4. that's an interesting combinatorial approach PaulRS. the problem has also an algebraic solution:

Fact: the number of monic irreducible polynomials of degree $\displaystyle n$ over a finite field with $\displaystyle p$ elements, where $\displaystyle p$ is prime, is: $\displaystyle \frac{1}{n}\sum_{d \mid n} \mu \left(\frac{n}{d} \right)p^d.$

i encourage anyone who's new to algebra (and number theory) to think about this beautiful result and see if they can prove it!

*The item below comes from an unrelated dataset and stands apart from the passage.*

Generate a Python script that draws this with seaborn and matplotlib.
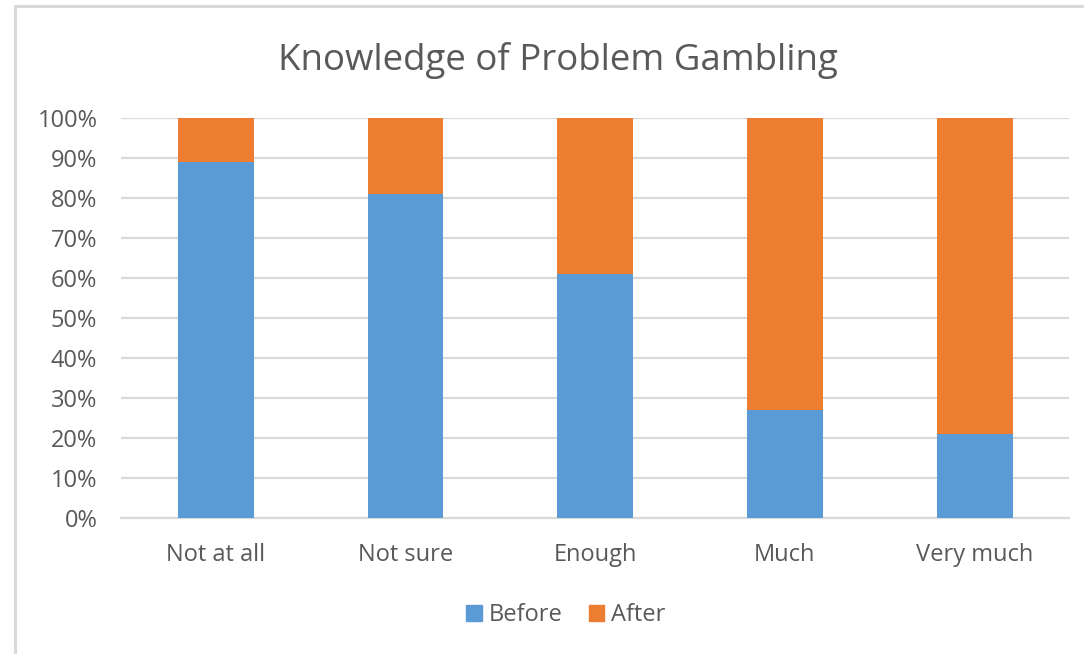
import matplotlib
matplotlib.use("Agg")
import matplotlib.pyplot as plt
import matplotlib.patches as mpatches
from matplotlib.ticker import FuncFormatter, MultipleLocator
import pandas as pd
import seaborn as sns

categories = ["Not at all", "Not sure", "Enough", "Much", "Very much"]
before = [89, 81, 61, 27, 21]
after = [11, 19, 39, 73, 79]
series_names = ["Before", "After"]
title = "Knowledge of Problem Gambling"

blue = "#5B9BD5"
orange = "#ED7D31"
text_color = "#595959"
grid_color = "#D9D9D9"

sns.set_theme(style="white")
plt.rcParams["font.family"] = ["Open Sans", "DejaVu Sans"]

df = pd.DataFrame({"category": categories, "Before": before, "After": after})
df["Total"] = df["Before"] + df["After"]

fig = plt.figure(figsize=(10.84, 6.54), dpi=100)
ax = fig.add_axes([0.1116, 0.208, 0.875, 0.6116])

# stacked columns: full stack first, the lower segment drawn over it
sns.barplot(data=df, x="category", y="Total", color=orange, width=0.4,
            saturation=1, ax=ax, zorder=3, edgecolor="none")
sns.barplot(data=df, x="category", y="Before", color=blue, width=0.4,
            saturation=1, ax=ax, zorder=4, edgecolor="none")

ax.set_xlim(-0.5, len(categories) - 0.5)
ax.set_ylim(0, 100)
ax.yaxis.set_major_locator(MultipleLocator(10))
ax.yaxis.set_major_formatter(FuncFormatter(lambda v, _: f"{v:.0f}%"))
ax.grid(axis="y", color=grid_color, linewidth=1.6, zorder=0)
ax.set_axisbelow(True)
for side in ["top", "right", "left"]:
    ax.spines[side].set_visible(False)
ax.spines["bottom"].set_color(grid_color)
ax.spines["bottom"].set_linewidth(1.6)
ax.set_xlabel("")
ax.set_ylabel("")
ax.tick_params(axis="both", length=0, colors=text_color, labelsize=17)
ax.tick_params(axis="x", pad=18)
ax.tick_params(axis="y", pad=17)

fig.text(0.515, 0.908, title, ha="center", va="center", fontsize=26.4,
         color=text_color)

handles = [mpatches.Patch(color=blue, label=series_names[0]),
           mpatches.Patch(color=orange, label=series_names[1])]
fig.legend(handles=handles, loc="center", bbox_to_anchor=(0.522, 0.059),
           ncol=2, frameon=False, fontsize=17, labelcolor=text_color,
           handlelength=0.65, handleheight=0.65, handletextpad=0.3,
           columnspacing=1.1)

# chart frame
frame = mpatches.Rectangle((15 / 1084, -0.05), 1.2, (654 - 6) / 654 + 0.05,
                           transform=fig.transFigure, fill=False,
                           edgecolor="#D9D9D9", linewidth=2.2)
fig.patches.append(frame)

fig.savefig("out.png", dpi=100, facecolor="white")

5. Originally Posted by NonCommAlg
that's an interesting combinatorial approach PaulRS. the problem has also an algebraic solution:

Fact: the number of irreducible polynomials of degree $\displaystyle n$ over a finite field with $\displaystyle p$ elements, where $\displaystyle p$ is prime, is: $\displaystyle \frac{1}{n}\sum_{d \mid n} \mu \left(\frac{n}{d} \right)p^d.$

i encourage anyone who's new to algebra (and number theory) to think about this beautiful result and see if they can prove it!
Here is a hint to this: Show $\displaystyle x^{p^n} - x = \prod_j p_j(x)$ --> then compare degrees.
Where the product if over all monic irreducible polynomials of order dividing $\displaystyle n$.